**Requirement:**
Using the entries that follow, count the lines containing the word "this" and give that number by itself.

**Dataset rows:**
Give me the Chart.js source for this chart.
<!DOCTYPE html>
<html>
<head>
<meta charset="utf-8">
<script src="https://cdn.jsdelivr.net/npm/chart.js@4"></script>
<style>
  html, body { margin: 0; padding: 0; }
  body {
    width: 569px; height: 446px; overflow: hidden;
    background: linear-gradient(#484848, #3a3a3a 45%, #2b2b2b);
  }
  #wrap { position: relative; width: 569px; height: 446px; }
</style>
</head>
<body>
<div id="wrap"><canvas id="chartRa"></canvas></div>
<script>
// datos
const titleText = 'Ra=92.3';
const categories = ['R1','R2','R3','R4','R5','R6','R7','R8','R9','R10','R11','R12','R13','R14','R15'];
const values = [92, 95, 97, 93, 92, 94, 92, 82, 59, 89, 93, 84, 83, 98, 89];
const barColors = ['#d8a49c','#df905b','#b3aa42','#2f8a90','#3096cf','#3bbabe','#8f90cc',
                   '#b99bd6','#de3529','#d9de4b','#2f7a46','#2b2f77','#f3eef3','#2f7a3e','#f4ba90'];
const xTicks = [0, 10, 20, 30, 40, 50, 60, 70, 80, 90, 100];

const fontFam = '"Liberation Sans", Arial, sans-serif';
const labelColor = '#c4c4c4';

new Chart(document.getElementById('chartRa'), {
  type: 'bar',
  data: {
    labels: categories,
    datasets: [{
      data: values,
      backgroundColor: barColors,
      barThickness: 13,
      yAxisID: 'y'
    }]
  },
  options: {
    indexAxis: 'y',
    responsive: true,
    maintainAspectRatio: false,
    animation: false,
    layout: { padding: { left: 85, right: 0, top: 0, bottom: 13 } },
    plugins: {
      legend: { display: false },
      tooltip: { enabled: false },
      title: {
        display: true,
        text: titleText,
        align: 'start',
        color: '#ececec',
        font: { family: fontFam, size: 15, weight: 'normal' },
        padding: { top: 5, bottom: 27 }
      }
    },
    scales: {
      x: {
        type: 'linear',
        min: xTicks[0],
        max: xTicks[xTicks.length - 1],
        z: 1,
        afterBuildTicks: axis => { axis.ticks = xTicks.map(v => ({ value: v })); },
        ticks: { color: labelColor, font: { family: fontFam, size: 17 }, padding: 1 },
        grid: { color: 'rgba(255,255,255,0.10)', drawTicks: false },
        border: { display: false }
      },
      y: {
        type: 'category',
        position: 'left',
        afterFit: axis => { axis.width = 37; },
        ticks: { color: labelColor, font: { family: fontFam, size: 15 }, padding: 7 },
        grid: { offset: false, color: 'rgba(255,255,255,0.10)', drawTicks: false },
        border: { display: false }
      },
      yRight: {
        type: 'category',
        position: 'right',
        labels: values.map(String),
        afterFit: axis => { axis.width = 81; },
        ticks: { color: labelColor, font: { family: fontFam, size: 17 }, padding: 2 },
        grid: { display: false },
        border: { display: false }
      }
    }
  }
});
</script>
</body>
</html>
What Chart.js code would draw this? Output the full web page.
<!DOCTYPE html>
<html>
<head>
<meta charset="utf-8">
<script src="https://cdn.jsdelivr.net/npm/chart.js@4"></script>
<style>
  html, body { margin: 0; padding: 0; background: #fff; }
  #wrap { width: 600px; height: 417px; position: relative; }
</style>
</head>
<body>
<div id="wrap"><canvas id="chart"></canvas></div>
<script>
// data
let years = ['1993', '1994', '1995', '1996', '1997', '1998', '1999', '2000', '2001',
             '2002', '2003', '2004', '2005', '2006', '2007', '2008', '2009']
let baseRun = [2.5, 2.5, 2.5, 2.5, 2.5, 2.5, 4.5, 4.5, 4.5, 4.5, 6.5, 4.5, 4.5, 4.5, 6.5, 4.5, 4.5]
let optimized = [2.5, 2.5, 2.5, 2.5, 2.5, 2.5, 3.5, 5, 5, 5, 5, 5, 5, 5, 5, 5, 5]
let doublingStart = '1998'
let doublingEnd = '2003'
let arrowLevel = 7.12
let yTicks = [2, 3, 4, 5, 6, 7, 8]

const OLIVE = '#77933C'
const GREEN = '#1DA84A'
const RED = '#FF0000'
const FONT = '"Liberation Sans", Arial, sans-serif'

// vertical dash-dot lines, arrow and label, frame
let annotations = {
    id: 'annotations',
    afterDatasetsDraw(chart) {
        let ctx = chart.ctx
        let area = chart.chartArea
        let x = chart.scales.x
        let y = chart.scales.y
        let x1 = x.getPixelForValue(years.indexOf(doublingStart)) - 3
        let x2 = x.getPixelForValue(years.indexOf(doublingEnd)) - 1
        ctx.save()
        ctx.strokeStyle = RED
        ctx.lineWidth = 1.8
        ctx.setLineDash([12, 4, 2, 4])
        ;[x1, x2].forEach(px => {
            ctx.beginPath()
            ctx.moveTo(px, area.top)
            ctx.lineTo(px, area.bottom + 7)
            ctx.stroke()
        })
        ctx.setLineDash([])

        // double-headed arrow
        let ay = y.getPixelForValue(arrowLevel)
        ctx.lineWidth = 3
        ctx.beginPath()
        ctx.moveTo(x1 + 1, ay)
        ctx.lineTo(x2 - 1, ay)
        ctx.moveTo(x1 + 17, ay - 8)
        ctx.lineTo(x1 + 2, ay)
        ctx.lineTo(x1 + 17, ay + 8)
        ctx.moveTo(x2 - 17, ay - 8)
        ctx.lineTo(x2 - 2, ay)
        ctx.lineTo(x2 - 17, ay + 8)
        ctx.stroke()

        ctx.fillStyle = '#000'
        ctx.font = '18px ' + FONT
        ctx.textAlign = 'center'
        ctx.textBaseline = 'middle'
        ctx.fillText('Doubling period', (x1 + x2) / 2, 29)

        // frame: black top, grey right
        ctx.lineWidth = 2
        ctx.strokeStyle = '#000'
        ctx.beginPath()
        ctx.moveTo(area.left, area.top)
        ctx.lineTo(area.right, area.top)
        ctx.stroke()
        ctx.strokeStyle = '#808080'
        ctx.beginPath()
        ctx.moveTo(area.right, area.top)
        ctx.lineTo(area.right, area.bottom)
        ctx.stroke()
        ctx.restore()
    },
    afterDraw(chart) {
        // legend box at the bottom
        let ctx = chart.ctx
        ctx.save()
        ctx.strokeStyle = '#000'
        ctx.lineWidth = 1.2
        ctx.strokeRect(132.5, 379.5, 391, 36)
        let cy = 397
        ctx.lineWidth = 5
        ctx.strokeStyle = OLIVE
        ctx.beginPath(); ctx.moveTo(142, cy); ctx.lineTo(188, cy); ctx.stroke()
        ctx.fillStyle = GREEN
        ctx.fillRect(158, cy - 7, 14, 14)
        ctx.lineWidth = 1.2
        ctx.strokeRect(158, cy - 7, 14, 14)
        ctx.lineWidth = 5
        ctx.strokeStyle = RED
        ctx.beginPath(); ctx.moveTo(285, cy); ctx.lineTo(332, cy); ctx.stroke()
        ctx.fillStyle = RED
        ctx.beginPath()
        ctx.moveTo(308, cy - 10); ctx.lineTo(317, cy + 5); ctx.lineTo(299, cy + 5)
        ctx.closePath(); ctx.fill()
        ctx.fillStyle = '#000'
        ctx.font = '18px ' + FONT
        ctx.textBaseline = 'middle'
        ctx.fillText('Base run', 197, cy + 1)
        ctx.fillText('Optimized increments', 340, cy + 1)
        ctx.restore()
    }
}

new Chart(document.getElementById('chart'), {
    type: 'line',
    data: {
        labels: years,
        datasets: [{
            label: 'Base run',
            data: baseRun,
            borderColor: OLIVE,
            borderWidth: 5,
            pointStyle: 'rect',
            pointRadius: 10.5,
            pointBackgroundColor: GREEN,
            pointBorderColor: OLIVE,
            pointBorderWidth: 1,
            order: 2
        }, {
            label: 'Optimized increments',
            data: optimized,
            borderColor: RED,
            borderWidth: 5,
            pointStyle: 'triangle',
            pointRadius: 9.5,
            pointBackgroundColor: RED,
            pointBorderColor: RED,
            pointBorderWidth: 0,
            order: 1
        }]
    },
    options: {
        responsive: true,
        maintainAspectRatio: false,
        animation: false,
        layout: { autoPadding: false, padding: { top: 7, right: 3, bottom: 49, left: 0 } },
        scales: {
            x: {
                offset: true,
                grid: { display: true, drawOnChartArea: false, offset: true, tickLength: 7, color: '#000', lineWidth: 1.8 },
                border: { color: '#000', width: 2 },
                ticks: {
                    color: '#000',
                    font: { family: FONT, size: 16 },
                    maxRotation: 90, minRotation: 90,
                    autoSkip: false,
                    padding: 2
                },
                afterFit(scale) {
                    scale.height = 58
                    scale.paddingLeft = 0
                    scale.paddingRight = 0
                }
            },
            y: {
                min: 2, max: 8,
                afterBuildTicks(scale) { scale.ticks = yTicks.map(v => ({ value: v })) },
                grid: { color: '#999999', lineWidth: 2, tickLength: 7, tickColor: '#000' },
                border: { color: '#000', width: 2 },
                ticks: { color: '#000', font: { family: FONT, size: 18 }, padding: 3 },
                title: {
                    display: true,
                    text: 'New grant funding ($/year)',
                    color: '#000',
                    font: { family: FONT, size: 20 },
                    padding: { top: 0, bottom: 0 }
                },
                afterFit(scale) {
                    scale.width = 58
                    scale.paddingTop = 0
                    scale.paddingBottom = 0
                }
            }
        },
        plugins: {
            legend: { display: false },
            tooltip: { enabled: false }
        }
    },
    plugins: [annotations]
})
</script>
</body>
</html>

**Task result:**
2